Çocukların neden narsistleştiğini, egoistleştiğini onlara her zaman aşıladığımız özgüvenin altında da aramak gerekir. “Sen yaparsın”, “Sen harikasın”, “Sen şöylesin”, “Sen böylesin”, “Sen …, Sen …, Sen …” Bu aşırı özgüven ferdi ilk etapta etrafındaki kişilerden (egoizm), akabinde de herkesten üstün olduğuna dair bir vehme (narsizm) götürmektedir. Kendisini tanrılaştırmak olarak da tarif edilen narsizmin, Kur’ân’da “kendisini Tanrılaştıran kişi”(Furkan 43, Casiye 23) şeklinde zikredildiği görülmektedir.

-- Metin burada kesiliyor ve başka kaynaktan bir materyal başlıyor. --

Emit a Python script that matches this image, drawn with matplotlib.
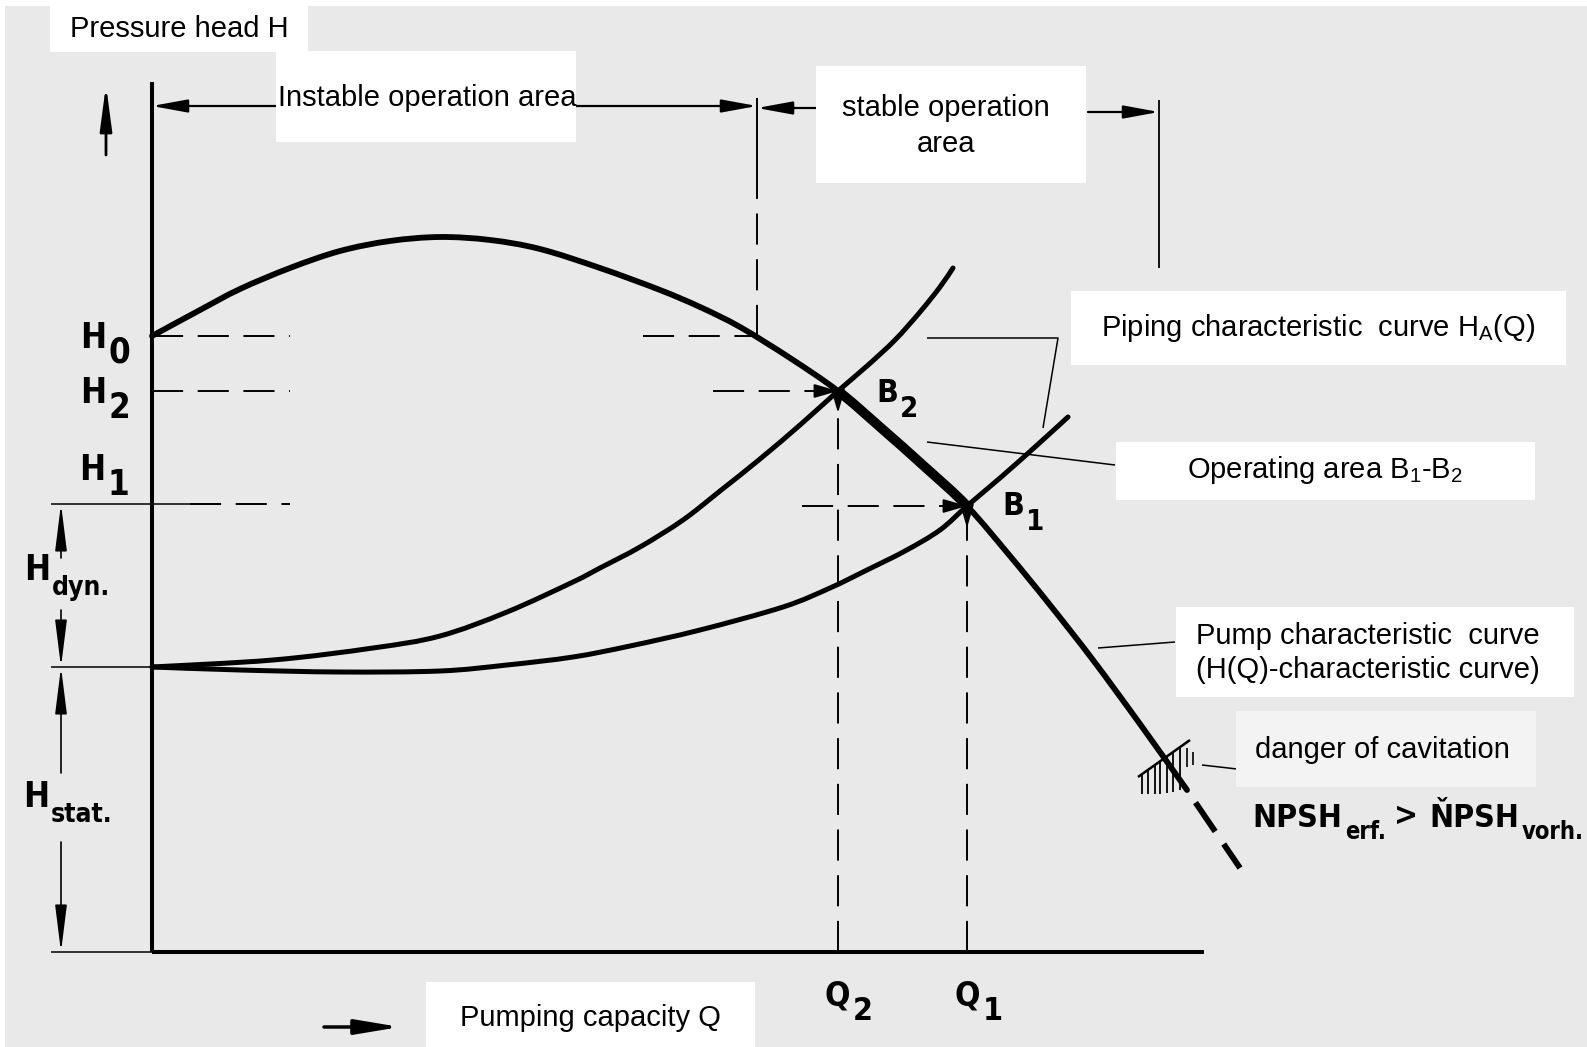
import matplotlib
matplotlib.use('Agg')
import numpy as np
import matplotlib.pyplot as plt
from matplotlib.patches import Rectangle, PathPatch
from matplotlib.path import Path
from matplotlib import font_manager
from matplotlib.font_manager import FontProperties

# ---------------- data (Q = pumping capacity, H = pressure head, drawing units) -------------
pump_Q = [0, 48, 88, 138, 188, 238, 288, 338, 388, 448, 508, 548, 588, 638, 686,
          728, 773, 815, 858, 898, 941, 988, 1035]
pump_H = [616, 642, 663, 684, 701, 711, 715, 712, 703, 684, 662, 645, 625, 594, 561,
          525, 485, 446, 396, 347, 292, 228, 162]
pump_dash_Q = [1035, 1088]
pump_dash_H = [162, 84]

pipe1_Q = [0, 121, 221, 288, 355, 421, 448, 488, 531, 568, 608, 648, 686, 715, 743, 768, 788, 801]
pipe1_H = [285, 292, 304, 316, 340, 370, 384, 405, 432, 461, 493, 527, 561, 586, 612, 640, 665, 684]

pipe2_Q = [0, 88, 188, 288, 355, 421, 478, 548, 631, 678, 715, 753, 788, 815, 848, 883, 916]
pipe2_H = [285, 282, 280, 281, 287, 295, 306, 322, 345, 364, 382, 401, 422, 446, 474, 505, 535]

B2 = (686, 561)
B1 = (815, 446)
H0_level = 616
H1_level = 448
Hstat_level = 285
Q_stable_start = 605
Q_stable_end = 1007

hatch_Q = [990, 996, 1003, 1008, 1015, 1021, 1028]
hatch_top = [178, 182, 187, 191, 196, 200, 205]
hatch_bottom = [158, 158, 158, 158, 159, 160, 162]

# ---------------- figure ----------------
fig = plt.figure(figsize=(15.87, 10.47), dpi=100)
ax = fig.add_axes([0, 0, 1, 1])
ax.set_xlim(-152, 1587 - 152)
ax.set_ylim(952 - 1047, 952)
ax.axis('off')
fig.patch.set_facecolor('white')

# condensed bold font if one is installed, otherwise Liberation Sans bold
best = None
for f in font_manager.fontManager.ttflist:
    nm = f.name.lower()
    st = str(f.stretch).lower()
    if ('narrow' in nm or 'condensed' in nm or 'condensed' in st):
        w = f.weight if isinstance(f.weight, int) else (700 if 'bold' in str(f.weight) else 400)
        score = (1 if w >= 600 else 0, 1 if f.style == 'normal' else 0)
        if best is None or score > best[0]:
            best = (score, f.fname)
if best is not None and best[0][1] == 1:
    cond_fp = FontProperties(fname=best[1])
    CS = 1.0
else:
    cond_fp = FontProperties(family='Liberation Sans', weight='bold')
    CS = 0.88

SANS = 'Liberation Sans'
plt.rcParams['mathtext.fontset'] = 'custom'
plt.rcParams['mathtext.rm'] = SANS
plt.rcParams['mathtext.it'] = SANS + ':italic'
plt.rcParams['mathtext.bf'] = SANS + ':bold'

BG = '#e9e9e9'
ax.add_patch(Rectangle((-147, -95), 1582, 1041, facecolor=BG, edgecolor='none', zorder=0))

K = 'black'


def line(q, h, lw=1.1, z=2, **kw):
    ax.plot(q, h, color=K, lw=lw, solid_capstyle='butt', solid_joinstyle='round', zorder=z, **kw)


def smooth(q, h, lw, z=3, i0=0, i1=None, capstyle='round'):
    pts = np.column_stack([q, h]).astype(float)
    n = len(pts)
    if i1 is None:
        i1 = n - 1
    verts = [pts[i0]]
    codes = [Path.MOVETO]
    for i in range(i0, i1):
        p0 = pts[i - 1] if i > 0 else pts[i]
        p1 = pts[i]
        p2 = pts[i + 1]
        p3 = pts[i + 2] if i + 2 < n else pts[i + 1]
        verts += [p1 + (p2 - p0) / 6.0, p2 - (p3 - p1) / 6.0, p2]
        codes += [Path.CURVE4] * 3
    ax.add_patch(PathPatch(Path(verts, codes), fill=False, edgecolor=K, lw=lw,
                           capstyle=capstyle, joinstyle='round', zorder=z))


def dashed(q, h, lw=1.4, z=2):
    ax.plot(q, h, color=K, lw=lw, dashes=(16, 7.5), dash_capstyle='butt', zorder=z)


def arrow(tail, tip, lw=1.5, hl=1.2, hw=0.22, ms=18, z=2):
    ax.annotate('', xy=tip, xytext=tail, zorder=z,
                arrowprops=dict(arrowstyle=f'-|>,head_length={hl},head_width={hw}',
                                mutation_scale=ms, lw=lw, color=K, shrinkA=0, shrinkB=0))


# axes
line([0, 0], [0, 870], lw=2.9)
line([0, 1052], [0, 0], lw=2.9)
line([-101, 0], [0, 0], lw=1.1)
line([-101, 0], [Hstat_level, Hstat_level], lw=1.1)
line([-101, 38], [H1_level, H1_level], lw=1.1)

# curves
smooth(pump_Q, pump_H, lw=4.2)
iB2 = pump_Q.index(B2[0]); iB1 = pump_Q.index(B1[0])
smooth(pump_Q, pump_H, lw=7.0, i0=iB2, i1=iB1, capstyle='butt')
ax.plot(pump_dash_Q, pump_dash_H, color=K, lw=4.2, linestyle=(6, (6, 2.6)),
        dash_capstyle='butt', zorder=3)
smooth(pipe1_Q, pipe1_H, lw=3.6)
smooth(pipe2_Q, pipe2_H, lw=3.6)

# reference dashed lines
dashed([0, 138], [H0_level, H0_level])
dashed([0, 138], [B2[1], B2[1]])
dashed([38, 138], [H1_level, H1_level])
dashed([491, Q_stable_start], [H0_level, H0_level])
dashed([561, B2[0]], [B2[1], B2[1]])
dashed([650, B1[0]], [B1[1], B1[1]])
dashed([B2[0], B2[0]], [0, B2[1]])
dashed([B1[0], B1[0]], [0, B1[1]])
line([Q_stable_start, Q_stable_start], [754, 854], lw=1.4)
dashed([Q_stable_start, Q_stable_start], [H0_level, 754])
line([Q_stable_end, Q_stable_end], [684, 852], lw=1.3)

# small arrowheads at operating points
for (qb, hb) in (B2, B1):
    arrow((qb - 24, hb), (qb, hb), lw=1.4, hl=1.2, hw=0.35, ms=12, z=4)
    arrow((qb, hb - 4), (qb, hb - 22), lw=1.4, hl=1.2, hw=0.35, ms=12, z=4)

# dimension arrows at top
arrow((124, 846), (0, 846), lw=1.6)
arrow((424, 846), (Q_stable_start, 846), lw=1.6)
arrow((664, 844), (Q_stable_start, 844), lw=1.6)
arrow((936, 840), (Q_stable_end, 840), lw=1.6)
arrow((-46, 797), (-46, 867), lw=2.0, hl=1.5, hw=0.2)
# H_dyn / H_stat
arrow((-91, 394), (-91, H1_level), lw=1.2, hl=1.6, hw=0.2)
arrow((-91, 342), (-91, Hstat_level), lw=1.2, hl=1.6, hw=0.2)
arrow((-91, 179), (-91, Hstat_level), lw=1.2, hl=1.6, hw=0.2)
arrow((-91, 110), (-91, 0), lw=1.2, hl=1.6, hw=0.2)
# pumping capacity arrow
arrow((172, -75), (248, -75), lw=2.5, hl=1.5, hw=0.25, ms=18)

# leaders
line([775, 906, 891], [614, 614, 524], lw=1.1)
line([775, 963], [510, 487], lw=1.1)
line([946, 1023], [304, 310], lw=1.1)
line([1050, 1085], [187, 183], lw=1.1)

# cavitation hatch
line([986, 1038], [175, 212], lw=1.8, z=3)
for q, t, b in zip(hatch_Q, hatch_top, hatch_bottom):
    line([q, q], [b, t], lw=1.3, z=3)
line([1035, 1035], [185, 204], lw=1.2, z=3)
line([1041, 1041], [187, 200], lw=1.2, z=3)

# white label boxes
boxes = [(-102, 900, 258, 46, 'white'), (124, 810, 300, 91, 'white'),
         (664, 769, 270, 117, 'white'), (919, 587, 495, 74, 'white'),
         (964, 452, 419, 58, 'white'), (1024, 255, 398, 90, 'white'),
         (1084, 165, 300, 76, '#f3f3f3'), (274, -95, 329, 65, 'white')]
for (x0, y0, w, h, c) in boxes:
    ax.add_patch(Rectangle((x0, y0), w, h, facecolor=c, edgecolor='none', zorder=5))

FS = 21
tk = dict(fontsize=FS, family=SANS, color=K, zorder=6)
ax.text(27, 923, 'Pressure head H', ha='center', va='center', **tk)
ax.text(126, 854, 'Instable operation area', ha='left', va='center', **tk)
ax.text(794, 826, 'stable operation\narea', ha='center', va='center', linespacing=1.4, **tk)
ax.text(1166, 624, r'Piping characteristic  curve H$_{\mathregular{A}}$(Q)', ha='center', va='center', **tk)
ax.text(1173, 482, r'Operating area B$_{\mathregular{1}}$-B$_{\mathregular{2}}$', ha='center', va='center', **tk)
ax.text(1216, 299, 'Pump characteristic  curve\n(H(Q)-characteristic curve)', ha='center', va='center',
        linespacing=1.3, **tk)
ax.text(1230, 202, 'danger of cavitation', ha='center', va='center', **tk)
ax.text(438, -66, 'Pumping capacity Q', ha='center', va='center', **tk)


# condensed bold labels: base letter + subscript chained to its right edge
def fprop(size):
    fp = cond_fp.copy()
    fp.set_size(size * CS)
    return fp


def cond_text(q, h, t, size):
    return ax.text(q, h, t, fontproperties=fprop(size), color=K, ha='left', va='baseline', zorder=6)


def sub_label(q, h, base, sub, size, subsize, dx=1.5, dy=-5.5):
    b = cond_text(q, h, base, size)
    return ax.annotate(sub, xy=(1, 0), xycoords=b, xytext=(dx, dy), textcoords='offset points',
                       fontproperties=fprop(subsize), color=K, ha='left', va='baseline', zorder=6)


labels = [('H', '0', -72, 604, 25, 25), ('H', '2', -72, 549, 25, 25),
          ('H', '1', -73, 472, 25, 25), ('H', 'dyn.', -128, 372, 25, 19),
          ('H', 'stat.', -129, 145, 25, 19), ('B', '2', 724, 550, 23, 21),
          ('B', '1', 850, 437, 23, 21), ('Q', '2', 673, -53, 24, 23),
          ('Q', '1', 803, -53, 24, 23)]
for (base, sub, q, h, s1, s2) in labels:
    sub_label(q, h, base, sub, s1, s2)

# NPSH condition, chained left to right
s1 = sub_label(1100, 125, 'NPSH', 'erf.', 23, 17, dx=2, dy=-3.5)
gt = ax.annotate('>', xy=(1, 127), xycoords=(s1, 'data'), xytext=(6, 0), textcoords='offset points',
                 fontproperties=fprop(23), color=K, ha='left', va='baseline', zorder=6)
n2 = ax.annotate('ŇPSH', xy=(1, 125), xycoords=(gt, 'data'), xytext=(8, 0), textcoords='offset points',
                 fontproperties=fprop(23), color=K, ha='left', va='baseline', zorder=6)
ax.annotate('vorh.', xy=(1, 0), xycoords=n2, xytext=(2, -3.5), textcoords='offset points',
            fontproperties=fprop(17), color=K, ha='left', va='baseline', zorder=6)

fig.savefig('out.png', dpi=100, facecolor='white')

Ayet, insanın tanrılaşmak isteyen bir varlık olduğunu da ortaya koymaktadır. Tanrı sendromu veya kompleksi şeklinde tanımlanabilecek bu durum, Allah’sız bir hayat sürmenin sonucundan başka bir şey değildir.Hayatından Allah’ı çıkaran birinin Allah yerine kendisini veya başka bir şeyi koyması kaçınılmazdır. Müteâl bir varlığa inanma ihtiyacı insanın en temel ihtiyaçlarındandır. Bunu en çok aciz kaldığı zamanlarda hisseder insan. Bu bakımdan insanın bu ihtiyacını ömrünün her döneminde, vahiylerden isim ve sıfatlarını öğrendiğimiz Allah inancı ile gidermek gerekmektedir. Tüm peygamberler tarihi bu ihtiyacı gidermenin ve kalpleri itminana ulaştırmanın tarihidir aynı zamanda.
Hz. Lokman’ın oğluna söylediği şu sözler, çocuklarımızın ruhi ihtiyaçlarını nasıl gidereceğimizin ve onları nasıl terbiye edeceğimizin güzel bir örneği olarak Kur’ân’da bizlere sunulmaktadır:
“Yavrucuğum! Haberin olsun ki, yaptığın bir hardal tanesi ağırlığınca olsa da, bir kaya içinde veya göklerde yahut yerin dibinde gizlense, Allah onu getirir, mizanına kor. Çünkü Allah en ince şeyleri bilir, her şeyden haberdardır. Yavrucuğum! Namazı kıl, iyiliği emret, kötülükten sakındır. Başına gelenlere sabret, çünkü bunlar, azmi gerektiren işlerdendir. Hem insanlara karşı avurdunu şişirme (kibirlenme) ve yeryüzünde böbürlenerek yürüme. Çünkü Allah övünen ve kuruntu edenlerin hiçbirini sevmez. Yürüyüşünde tabii ol, sesini alçalt, çünkü seslerin en çirkini elbette eşeklerin sesidir.”(Lokman sûresi, 16-19. ayetler)
Çocuklarımızda görülen kompleks ve psikolojik hastalıklar, batının izinde kaybettiğimiz değerlerimizle yakından alakalıdır. Şifa bu değerlere dönüştedir.